Usually held in cozy settings throughout campus, Carolina Public Humanities has adapted these powerhouse seminars to become completely engaging virtual experiences. Participants learn from, and talk with, world-class faculty from UNC and surrounding universities.
Adventures in Ideas take place over a full day and have three or more speakers. Immerse yourself and explore topics in details with a variety of views. Each session is $40 or purchase a CPH Summer Pass for $140 and enjoy ALL all CPH online programs (except Great Book classes).
GAA members save $25 on CPH Summer Pass.
- June 5 – Plato’s Republic and the Meaning of Justice with Geoffrey Sayre-McCord: Many people are raised to think that virtue is its own reward and that they ought to do the right thing because it is right, not because they hope for some reward or fear some punishment.

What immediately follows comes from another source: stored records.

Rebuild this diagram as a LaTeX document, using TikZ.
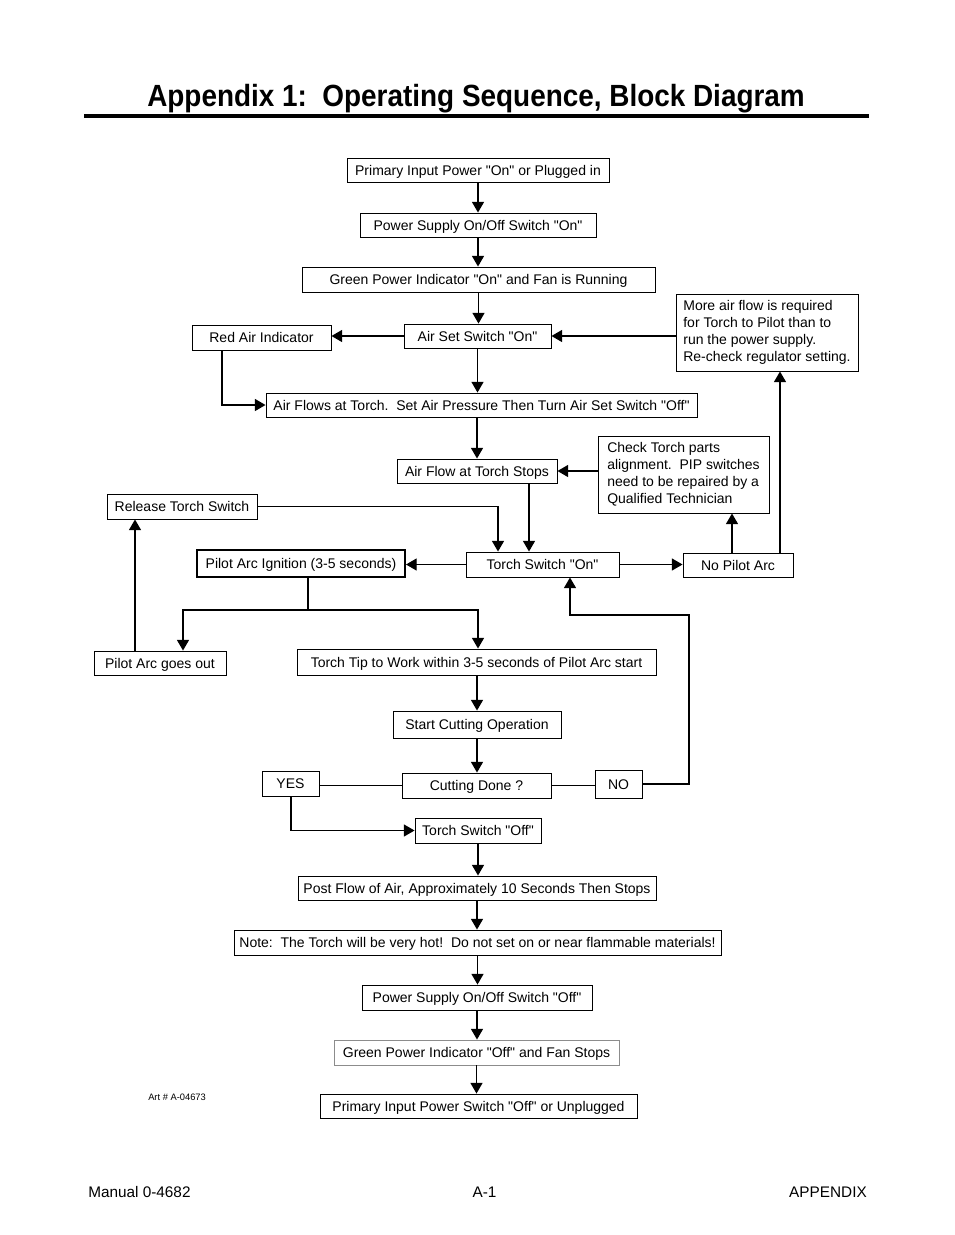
\documentclass[tikz,border=0pt]{standalone}
\usepackage{fontspec}
\setmainfont{Liberation Sans}
\newfontfamily\lsans{Liberation Sans}
\usetikzlibrary{arrows.meta,calc}
\frenchspacing
\begin{document}
\begin{tikzpicture}[x=0.75pt,y=-0.75pt,
  base/.style={draw,line width=0.7pt,inner sep=0pt,font=\lsans\fontsize{10.5}{12.75}\selectfont},
  box/.style={base,text height=7.6pt,text depth=0pt},
  wh/.style 2 args={minimum width=#1*0.75pt,minimum height=#2*0.75pt},
  multi/.style={base,align=left,inner xsep=4pt},
  arr/.style={-{Triangle[length=8pt,width=9pt]},line width=1pt},
  ln/.style={line width=1pt}]
\useasboundingbox (0,0) rectangle (954,1235);
% title
\node[anchor=base west,inner sep=0pt,font=\lsans\fontsize{23}{26}\selectfont\bfseries] (title) at (147,106)
  {\scalebox{0.91}[1]{Appendix 1:\ \ Operating Sequence, Block Diagram}};
\draw[line width=2.3pt] (84,116) -- (869,116);
% nodes
\node[box,wh={262}{24}] (n1) at (478,170) {Primary Input Power "On" or Plugged in};
\node[box,wh={236}{24}] (n2) at (478,225) {Power Supply On/Off Switch "On"};
\node[box,wh={353}{25}] (n3) at (478.5,279.5) {Green Power Indicator "On" and Fan is Running};
\node[box,wh={147}{24}] (n4) at (477.5,336) {Air Set Switch "On"};
\node[box,wh={139}{25}] (red) at (261.5,337.5) {Red Air Indicator};
\node[multi,wh={182}{77}] (more) at (767,332.5) {More air flow is required\\for Torch to Pilot than to\\run the power supply.\\Re-check regulator setting.};
\node[box,wh={431}{24}] (n7) at (481.5,405) {Air Flows at Torch.\ \ Set Air Pressure Then Turn Air Set Switch "Off"};
\node[box,wh={160}{24}] (stops) at (477,471) {Air Flow at Torch Stops};
\node[multi,wh={171}{77}] (check) at (683.5,474.5) {Check Torch parts\\alignment.\ \ PIP switches\\need to be repaired by a\\Qualified Technician};
\node[box,wh={150}{25}] (release) at (182,506.5) {Release Torch Switch};
\node[box,line width=1.5pt,wh={208}{27}] (pilot) at (301,563.5) {Pilot Arc Ignition (3-5 seconds)};
\node[box,wh={153}{25}] (tson) at (542.5,564.5) {Torch Switch "On"};
\node[box,wh={110}{24}] (nopilot) at (738,565) {No Pilot Arc};
\node[box,wh={132}{24}] (out) at (160,663) {Pilot Arc goes out};
\node[box,wh={359}{26}] (tip) at (476.5,662) {Torch Tip to Work within 3-5 seconds of Pilot Arc start};
\node[box,wh={168}{27}] (start) at (477,724.5) {Start Cutting Operation};
\node[box,wh={149}{25}] (done) at (476.5,785.5) {Cutting Done ?};
\node[box,wh={57}{25}] (yes) at (290.5,783.5) {YES};
\node[box,wh={47}{28}] (no) at (618.5,784) {NO};
\node[box,wh={126}{25}] (tsoff) at (478,830.5) {Torch Switch "Off"};
\node[box,wh={358}{24}] (post) at (477,888) {Post Flow of Air, Approximately 10 Seconds Then Stops};
\node[box,wh={487}{25}] (note) at (477.5,942.5) {Note:\ \ The Torch will be very hot!\ \ Do not set on or near flammable materials!};
\node[box,wh={230}{25}] (psoff) at (477,997.5) {Power Supply On/Off Switch "Off"};
\node[box,draw=black!45,wh={285}{25}] (gfoff) at (476.5,1052.5) {Green Power Indicator "Off" and Fan Stops};
\node[box,wh={317}{24}] (prim2) at (478.5,1106) {Primary Input Power Switch "Off" or Unplugged};
\node[anchor=base west,inner sep=0pt,font=\lsans\fontsize{7}{8}\selectfont] (art) at (148,1100) {Art \# A-04673};
% footer
\node[anchor=base west,inner sep=0pt,font=\lsans\fontsize{11.5}{13}\selectfont] (f1) at (88,1197) {Manual 0-4682};
\node[anchor=base,inner sep=0pt,font=\lsans\fontsize{11.5}{13}\selectfont] (f2) at (484.5,1197) {A-1};
\node[anchor=base east,inner sep=0pt,font=\lsans\fontsize{11.5}{13}\selectfont] (f3) at (867,1197) {APPENDIX};
% helper coordinates
\coordinate (c1) at (222,0);
\coordinate (c2) at (529,0);
\coordinate (c3) at (498,0);
\coordinate (c4) at (732,0);
\coordinate (c5) at (780,0);
\coordinate (c6) at (308,610);
\coordinate (c7) at (183,0);
\coordinate (c8) at (478,0);
\coordinate (c9) at (135,0);
\coordinate (c10) at (689,615);
\coordinate (c11) at (570,0);
\coordinate (c12) at (291,0);
% connectors
\draw[arr] (n1.south) -- (n1.south |- n2.north);
\draw[arr] (n2.south) -- (n2.south |- n3.north);
\draw[arr] (n3.south) -- (n3.south |- n4.north);
\draw[arr] (n4.south) -- (n4.south |- n7.north);
\draw[arr] (n4.west) -- (n4.west -| red.east);
\draw[arr] (n4.east -| more.west) -- (n4.east);
\draw[arr] (red.south -| c1) |- (n7.west);
\draw[arr] (stops.north |- n7.south) -- (stops.north);
\draw[arr] (check.west |- stops.east) -- (stops.east);
\draw[arr] (stops.south -| c2) -- (tson.north -| c2);
\draw[arr] (release.east) -| (tson.north -| c3);
\draw[arr] (tson.west) -- (tson.west -| pilot.east);
\draw[arr] (tson.east) -- (tson.east -| nopilot.west);
\draw[arr] (nopilot.north -| c4) -- (check.south -| c4);
\draw[arr] (nopilot.north -| c5) -- (more.south -| c5);
\draw[ln] (pilot.south -| c6) -- (c6);
\draw[arr] (c6) -| (out.north -| c7);
\draw[arr] (c6) -| (tip.north -| c8);
\draw[arr] (out.north -| c9) -- (release.south -| c9);
\draw[arr] (start.north |- tip.south) -- (start.north);
\draw[arr] (start.south) -- (start.south |- done.north);
\draw[ln] (done.west) -- (done.west -| yes.east);
\draw[ln] (done.east) -- (done.east -| no.west);
\draw[arr] (no.east) -| (c10) -| (tson.south -| c11);
\draw[arr] (yes.south -| c12) |- (tsoff.west);
\draw[arr] (tsoff.south) -- (tsoff.south |- post.north);
\draw[arr] (post.south) -- (post.south |- note.north);
\draw[arr] (note.south) -- (note.south |- psoff.north);
\draw[arr] (psoff.south) -- (psoff.south |- gfoff.north);
\draw[arr] (gfoff.south) -- (gfoff.south |- prim2.north);
\end{tikzpicture}
\end{document}
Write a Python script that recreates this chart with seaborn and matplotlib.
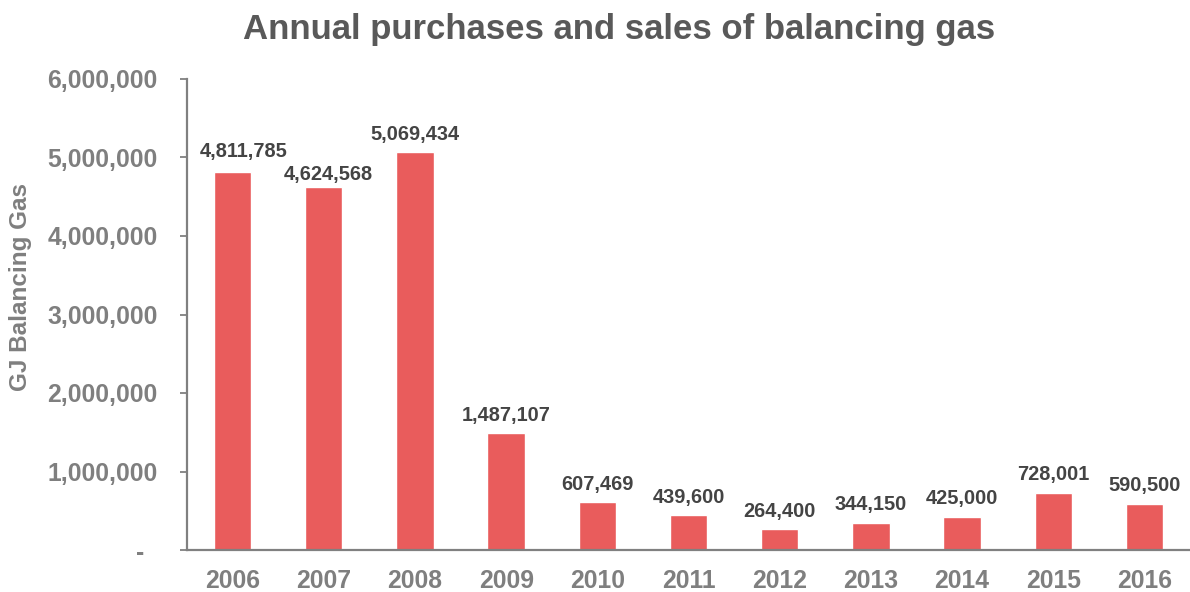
import matplotlib
matplotlib.use("Agg")
import matplotlib.pyplot as plt
import matplotlib.ticker as mticker
import seaborn as sns
import pandas as pd

years = ["2006", "2007", "2008", "2009", "2010", "2011",
         "2012", "2013", "2014", "2015", "2016"]
gj_values = [4811785, 4624568, 5069434, 1487107, 607469, 439600,
             264400, 344150, 425000, 728001, 590500]
y_ticks = [0, 1000000, 2000000, 3000000, 4000000, 5000000, 6000000]

df = pd.DataFrame({"year": years, "gj": gj_values})

sns.set_theme(style="white")
plt.rcParams["font.family"] = ["Liberation Sans", "DejaVu Sans"]

bar_color = "#E95C5C"
axis_grey = "#808080"
label_grey = "#7F7F7F"
value_dark = "#444444"

fig = plt.figure(figsize=(11.9, 5.92), dpi=100)
ax = fig.add_axes([187 / 1190, 42 / 592, (1190 - 187) / 1190, (550 - 79) / 592])

sns.barplot(data=df, x="year", y="gj", color=bar_color, width=0.41,
            saturation=1, ax=ax)

ax.set_ylim(0, 6000000)
ax.set_xlim(-0.5, len(years) - 0.5)
ax.set_yticks(y_ticks)


def fmt(v, pos):
    if v == 0:
        return "-  "
    return f"{int(v):,}"


ax.yaxis.set_major_formatter(mticker.FuncFormatter(fmt))

for spine in ["top", "right"]:
    ax.spines[spine].set_visible(False)
for spine in ["left", "bottom"]:
    ax.spines[spine].set_color(axis_grey)
    ax.spines[spine].set_linewidth(1.6)

ax.tick_params(axis="y", which="major", left=True, length=5, width=1.3,
               color=axis_grey, pad=16, labelsize=17.8, labelcolor=label_grey)
ax.tick_params(axis="x", bottom=False, pad=8, labelsize=17.8,
               labelcolor=label_grey)
for lbl in ax.get_xticklabels() + ax.get_yticklabels():
    lbl.set_fontweight("bold")

ax.set_xlabel("")
ax.set_ylabel("GJ Balancing Gas", fontsize=17.5, fontweight="bold",
              color=label_grey, labelpad=0)
ax.yaxis.set_label_coords((32 - 187) / 1003, (550 - 287) / 471)

# small nudges (points) so the crowded labels of the first years stay clear
label_nudge = {0: (8, 2), 1: (3, -4)}

for i, v in enumerate(gj_values):
    dx, dy = label_nudge.get(i, (0, 0))
    ax.annotate(f"{v:,}", (i, v), xytext=(dx, 9 + dy),
                textcoords="offset points", ha="center", va="baseline",
                fontsize=14.4, fontweight="bold", color=value_dark)

fig.suptitle("Annual purchases and sales of balancing gas", x=0.52, y=0.978,
             fontsize=25, fontweight="bold", color="#595959")

fig.savefig("out.png", dpi=100)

In Plato’s The Republic, Glaucon and his brother Adeimantus mount a powerful case for thinking we should reject these views.
- June 26 – Conceptions of Time: From the Big Bang to Daylight Saving with Adrienne Erickcek, Zlatko Pleše and Lloyd Kramer: The meanings and limits of human lives are entangled in the passage of time. We mark the days and years of our lives with familiar numbers on clocks and calendars, but human conceptions of time have always gone far beyond the dates on a calendar. This seminar thus examines how time has been defined and experienced through the cultural frames of science, religion, and social history.
Dialogues are half-day seminars featuring two speakers. Experience informative lectures and lively discussions. Each session is $30 or purchase a CPH Summer Pass for $140 and enjoy ALL all CPH online programs (except Great Book classes).
GAA members save $25 on CPH Summer Pass.
- June 12 – Art, Monuments and Power in Native American Cultures before 1500 with Vincas P. Steponaitis and Eduardo Douglas: Ruling elites have always wanted to show their power through monuments and artworks that celebrate their grandeur and exalted status. This Dialogues seminar examines the linkage between power and monumental art in the societies that flourished long before 1500 C.E. in places that are now within the southeastern United States and Mexico.
- June 19 – Ella Baker, Barack Obama and the Long Struggle for Equal Rights with Patricia S. Parker and Claude A. Clegg III: African American communities have long gathered for Juneteenth celebrations that commemorate the abolition of slavery, but these celebrations have also shown how the struggle for equal rights continues in our own time. This struggle has depended on millions of unsung people, but it has also advanced through the vision of exceptional leaders.